Since trick-or-treating is an activity that children mostly take part in, the threat to them on Halloween can be particularly high.

According to Safe Kids Worldwide, on average, children are more than twice as likely to be hit by a car and killed on Halloween than on any other day of the year.

“As always we encourage drivers to take precautions as we know there will be lots of little ones out,” said IMPD Public Information Officer William Young.

With Halloween-themed events planned for this weekend and leading into Monday’s holiday, below are tips for drivers who will be out those days and for families planning to take part in any activities along with trick-or-treating.

Tips for drivers during Halloween:

  • Slow down and be especially alert in residential neighborhoods.

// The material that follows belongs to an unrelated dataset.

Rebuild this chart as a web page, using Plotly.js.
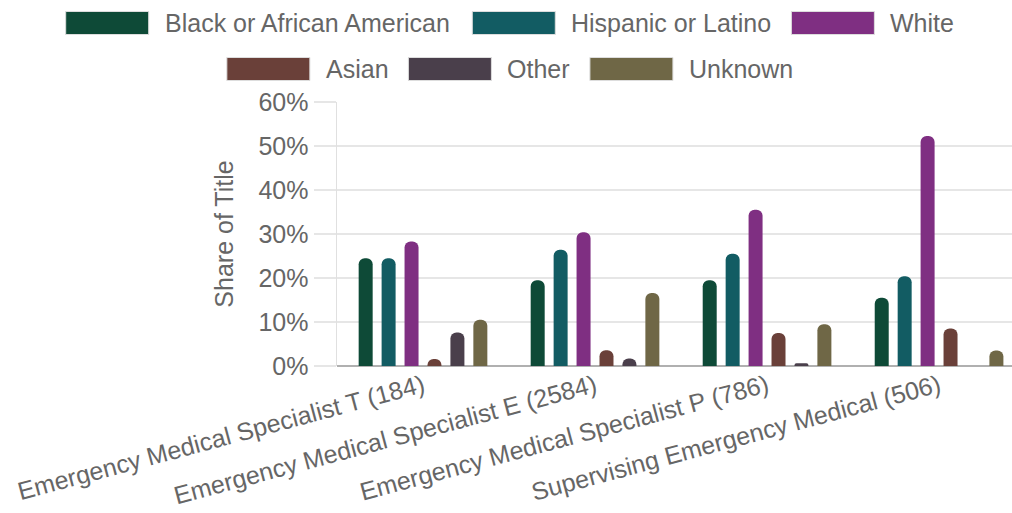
<!DOCTYPE html>
<html><head><meta charset="utf-8">
<script src="https://cdn.plot.ly/plotly-3.0.1.min.js"></script>
<style>html,body{margin:0;padding:0;background:#fff}#chart{width:1012px;height:513px}</style>
</head><body><div id="chart"></div>
<script>
// ---- data ----
const categories = ["Emergency Medical Specialist T (184)", "Emergency Medical Specialist E (2584)", "Emergency Medical Specialist P (786)", "Supervising Emergency Medical (506)"];
const seriesNames = ["Black or African American", "Hispanic or Latino", "White", "Asian", "Other", "Unknown"];
const seriesColors = ["#0e4a37", "#125c63", "#7f2f82", "#6a4039", "#4a3f4b", "#6f6746"];
const blackValues    = [24.5, 19.5, 19.5, 15.5];
const hispanicValues = [24.5, 26.4, 25.5, 20.4];
const whiteValues    = [28.3, 30.4, 35.5, 52.3];
const asianValues    = [1.6, 3.6, 7.5, 8.5];
const otherValues    = [7.6, 1.7, 0.6, 0];
const unknownValues  = [10.5, 16.6, 9.5, 3.5];
const yTickVals = [0, 10, 20, 30, 40, 50, 60];
const yTickText = ["0%", "10%", "20%", "30%", "40%", "50%", "60%"];
const legendRows = [[0, 1, 2], [3, 4, 5]];

const seriesValues = [blackValues, hispanicValues, whiteValues, asianValues, otherValues, unknownValues];

const FONT = "Liberation Sans, Arial, sans-serif";
const FS = 25;
const TXT = "#666666";

const traces = seriesNames.map((name, i) => ({
  type: "bar",
  name: name,
  x: categories,
  y: seriesValues[i],
  marker: { color: seriesColors[i], cornerradius: 6, line: { width: 0 } },
  hoverinfo: "skip"
}));

// plot geometry (pixels)
const W = 1012, H = 513;
const M = { l: 337, r: 0, t: 102, b: 147 };
const pw = W - M.l - M.r, ph = H - M.t - M.b;
const px2x = p => (p - M.l) / pw;
const py2y = p => (H - M.b - p) / ph;

// custom legend with wide swatches
const ctx = document.createElement("canvas").getContext("2d");
ctx.font = FS + "px 'Liberation Sans'";
const SW = 83, SH = 23, GAP1 = 14, GAP2 = 22, CX = 509;
const rowY = [23, 69];
const shapes = [], annotations = [];
legendRows.forEach((row, r) => {
  const widths = row.map(i => SW + GAP1 + ctx.measureText(seriesNames[i]).width);
  const total = widths.reduce((a, b) => a + b, 0) + GAP2 * (row.length - 1);
  let x = CX - total / 2;
  row.forEach((i, k) => {
    shapes.push({
      type: "rect", xref: "paper", yref: "paper",
      x0: px2x(x), x1: px2x(x + SW), y0: py2y(rowY[r] + SH / 2), y1: py2y(rowY[r] - SH / 2),
      fillcolor: seriesColors[i], line: { color: "#dddddd", width: 1 }, layer: "above"
    });
    annotations.push({
      xref: "paper", yref: "paper", x: px2x(x + SW + GAP1), y: py2y(rowY[r]),
      xanchor: "left", yanchor: "middle", showarrow: false,
      text: seriesNames[i], font: { family: FONT, size: FS, color: TXT }
    });
    x += widths[k] + GAP2;
  });
});

const layout = {
  width: W, height: H,
  margin: { l: M.l, r: M.r, t: M.t, b: M.b, pad: 0 },
  paper_bgcolor: "#ffffff", plot_bgcolor: "#ffffff",
  font: { family: FONT, size: FS, color: TXT },
  barmode: "group", bargap: 0.2, bargroupgap: 0.39,
  showlegend: false,
  xaxis: {
    type: "category", range: [-0.5, 3.424], tickangle: -15,
    showgrid: false, showline: false, zeroline: false, ticks: "",
    tickfont: { family: FONT, size: FS, color: TXT }, automargin: false, fixedrange: true
  },
  yaxis: {
    range: [0, 60], tickvals: yTickVals, ticktext: yTickText,
    showgrid: true, gridcolor: "#e6e6e6", gridwidth: 1.5,
    ticks: "outside", ticklen: 22, tickcolor: "#e6e6e6", tickwidth: 1.5,
    showline: true, linecolor: "#e0e0e0", linewidth: 1.5,
    zeroline: true, zerolinecolor: "#b0b0b0", zerolinewidth: 1.5,
    tickfont: { family: FONT, size: FS, color: TXT },
    title: { text: "Share of Title", font: { family: FONT, size: FS, color: TXT }, standoff: 17 },
    automargin: false, fixedrange: true
  },
  shapes: shapes,
  annotations: annotations
};

Plotly.newPlot("chart", traces, layout, { staticPlot: true, displayModeBar: false });
</script>
</body></html>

Children are excited on Halloween and may move in unpredictable ways.
  • Take extra time to look for kids at intersections, on medians and on curbs.
  • Enter and exit driveways and alleys slowly and carefully.
  • Eliminate any distractions inside your car so you can concentrate on the road and your surroundings. Indiana has a hands-free law, meaning drivers are prohibited from holding mobile devices while behind the wheel.
  • Drive slowly, anticipate heavy pedestrian traffic and turn your headlights on earlier in the day to spot children from greater distances.
  • Popular trick-or-treating hours are 5:30 p.m. to 9:30 p.m. so be especially alert for kids during those hours.

Tips for families this Halloween:

  • Carry glow sticks or flashlights, use reflective tape on costumes and bags and wear light colors to help kids see and be seen by drivers.
  • Join kids under age 12 for trick-or-treating.
  • Remind kids to cross streets at corners or crosswalks.
  • Make sure costumes are the right size to prevent trips and falls. Choose face paint over masks. Masks can limit children’s vision.
  • Always walk on sidewalks or paths. If there are no sidewalks, walk facing traffic as far to the left as possible.
  • Children should walk on direct routes with the fewest street crossings.